Scientific classification
- Kingdom: Animalia
- Phylum: Chordata
- Class: Aves
- Order: Passeriformes
- Family: Thraupidae
- Genus: Parkerthraustes Remsen, 1997
- Species: P. humeralis
- Binomial name: Parkerthraustes humeralis (Lawrence, 1867)
- Synonyms: See text

= Yellow-shouldered grosbeak =

- Genus: Parkerthraustes
- Species: humeralis
- Authority: (Lawrence, 1867)
- Conservation status: LC
- Synonyms: See text
- Parent authority: Remsen, 1997

Species of bird

The yellow-shouldered grosbeak (Parkerthraustes humeralis) is a species of bird in the family Thraupidae, the tanagers and allies. It is found in Bolivia, Brazil, Colombia, Ecuador, and Peru.

==Taxonomy and systematics==

The yellow-shouldered grosbeak was formally described in 1867 by the American amateur ornithologist George Newbold Lawrence. He coined the Latin name Pytilus (Caryothraustes) humeralis. Following information from molecular genetics the species was moved from genus Caryothrautes (Note: The name combines karuon "nut" and thraustēs "crusher") to its own genus Parkerthraustes in 1997 by James Van Remsen Jr., to honor the late ornithologist Theodore A. Parker III. The specific epithet humeralis is Late Latin, meaning "of the shoulders".

The yellow-shouldered grosbeak was long considered a member of the cardinal family Cardinalidae. It was moved to the tanager family based on the results of a molecular phylogenetic study published in 2007. It shares the subfamily Orchesticinae with the brown tanager (Orchesticus abeillei).

The yellow-shouldered grosbeak is the only member of its genus and has no subspecies.

==Description==

The yellow-shouldered grosbeak is 16 to 16.5 cm long; three individuals weighed 31 to 37 g. It has a somewhat less massive bill than other grosbeaks. The sexes have the same plumage. Adults have a slate gray crown and nape and a wide black mask from the lores onto the ear coverts. Their upperparts are mostly olive-green with yellow secondary wing coverts that give it its English name. Its throat is white with black scaling or barring. Its breast and belly are gray and its vent and undertail coverts yellow. It has a red iris, a black maxilla, a gray mandible, and gray legs and feet.
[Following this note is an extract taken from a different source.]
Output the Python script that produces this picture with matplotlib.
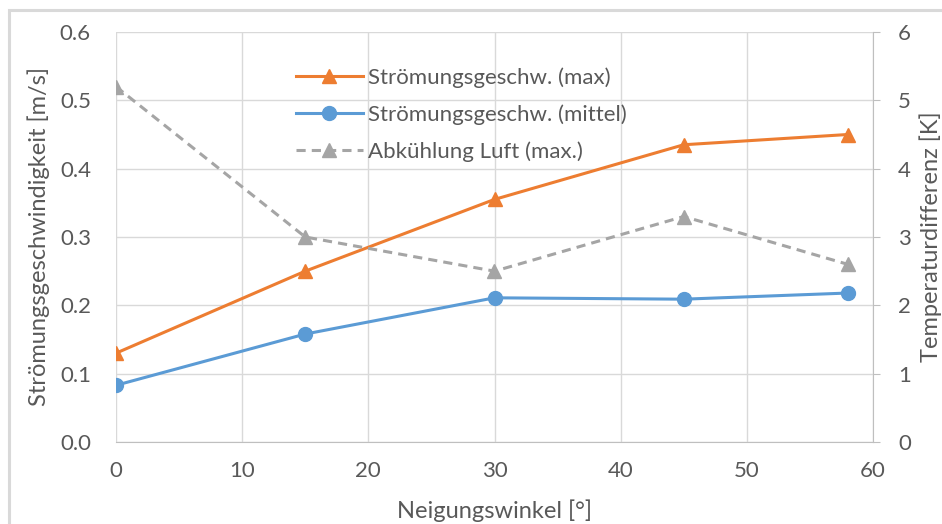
import numpy as np
import matplotlib.pyplot as plt
from matplotlib.patches import Rectangle

plt.rcParams['font.family'] = ['Lato', 'DejaVu Sans']

# Messwerte
winkel = [0, 15, 30, 45, 58]
v_max = [0.13, 0.25, 0.355, 0.435, 0.45]
v_mittel = [0.083, 0.158, 0.211, 0.209, 0.218]
dT_luft = [5.2, 3.0, 2.5, 3.3, 2.6]

x_ticks = [0, 10, 20, 30, 40, 50, 60]
y_ticks = [0.0, 0.1, 0.2, 0.3, 0.4, 0.5, 0.6]
y2_ticks = [0, 1, 2, 3, 4, 5, 6]

orange = '#ED7D31'
blau = '#5B9BD5'
grau = '#A5A5A5'
text_c = '#595959'
gitter = '#D9D9D9'

fig = plt.figure(figsize=(9.42, 5.24), dpi=100)
fig.patches.append(Rectangle((9 / 942, -0.1), 1.2, 1 - 10 / 524 + 0.1, transform=fig.transFigure,
                             fill=False, edgecolor='#D9D9D9', lw=2.2))

ax = fig.add_axes([116 / 942, 1 - 442 / 524, (873 - 116) / 942, (442 - 32) / 524])
ax2 = ax.twinx()

l1, = ax.plot(winkel, v_max, color=orange, lw=2.2, marker='^', ms=10, label='Strömungsgeschw. (max)', zorder=3)
l2, = ax.plot(winkel, v_mittel, color=blau, lw=2.2, marker='o', ms=10, label='Strömungsgeschw. (mittel)', zorder=3)
l3, = ax2.plot(winkel, dT_luft, color=grau, lw=2.2, ls=(0, (3, 2)), marker='^', ms=10, label='Abkühlung Luft (max.)')

ax.set_xlim(0, 60)
ax.set_ylim(0, 0.6)
ax2.set_ylim(0, 6)
ax.set_xticks(x_ticks)
ax.set_yticks(y_ticks)
ax.set_yticklabels(['%.1f' % t for t in y_ticks])
ax2.set_yticks(y2_ticks)

ax.grid(True, color=gitter, lw=1)
ax.set_axisbelow(True)

for s in ['top', 'left', 'right']:
    ax.spines[s].set_visible(False)
ax.spines['bottom'].set_color('#BFBFBF')
for s in ['top', 'left', 'bottom']:
    ax2.spines[s].set_visible(False)
ax2.spines['right'].set_color('#BFBFBF')

ax.tick_params(axis='x', length=0, pad=14, labelsize=16, labelcolor=text_c)
ax.tick_params(axis='y', length=0, pad=18, labelsize=16, labelcolor=text_c)
ax2.tick_params(axis='y', length=5, color='#BFBFBF', pad=13, labelsize=16, labelcolor=text_c)

ax.set_xlabel('Neigungswinkel [°]', fontsize=17, color=text_c, labelpad=13)
ax.set_ylabel('Strömungsgeschwindigkeit [m/s]', fontsize=17, color=text_c, labelpad=7)
ax2.set_ylabel('Temperaturdifferenz [K]', fontsize=17, color=text_c, labelpad=6)

ax.legend(handles=[l1, l2, l3], loc='upper left', bbox_to_anchor=(276 / 942, 1 - 47 / 524),
          bbox_transform=fig.transFigure, frameon=False, fontsize=16, labelcolor=text_c,
          handlelength=3.0, handletextpad=0.25, labelspacing=0.75)

fig.savefig('out.png', dpi=100)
==Distribution and habitat==

The yellow-shouldered grosbeak is a bird of the western and southern Amazon Basin. In the west its range extends from Putumayo Department in southwestern Colombia south through eastern Ecuador and eastern Peru into Bolivia as far as Cochabamba Department. From Peru its range extends eastward across Brazil south of the Amazon through Pará almost to Tocantins. It inhabits humid terra firme forest, where it mostly is found in the canopy. In elevation it is found below 300 m in Colombia, mostly below 600 m in Ecuador, below 750 m in Peru, and between 200 and 1000 m in Brazil.

==Behavior==
===Movement===

The yellow-shouldered grosbeak is a year-round resident.

===Feeding===

The yellow-shouldered grosbeak's diet has not been studied but is known to include insects, seeds, and flowers. It usually forages in pairs high in the canopy as members of a mixed-species feeding flock. It takes most insect food by gleaning from foliage.

===Breeding===

Nothing is known about the yellow-shouldered grosbeak's breeding biology.

===Vocalization===

The yellow-shouldered grosbeak's song, which is rarely heard, is "a repetitive high, lisping seet tseer-tseer". Its most common call is "a distinctive, high, lisping tsuit-wsst". Another call is an "extremely high, thin feetjuh".

==Status==

The IUCN has assessed the yellow-shouldered grosbeak as being of Least Concern. It has a very large range; its population size is not known and is believed to be decreasing. No immediate threats have been identified. It is considered "local and uncommon" in its small Colombian range, "rare to locally uncommon" in Ecuador, "rare but widespread" in Peru, and "uncommon to rare" in Brazil. "Human activity has little direct effect on the Yellow-shouldered Grosbeak, other than the local effects of habitat destruction."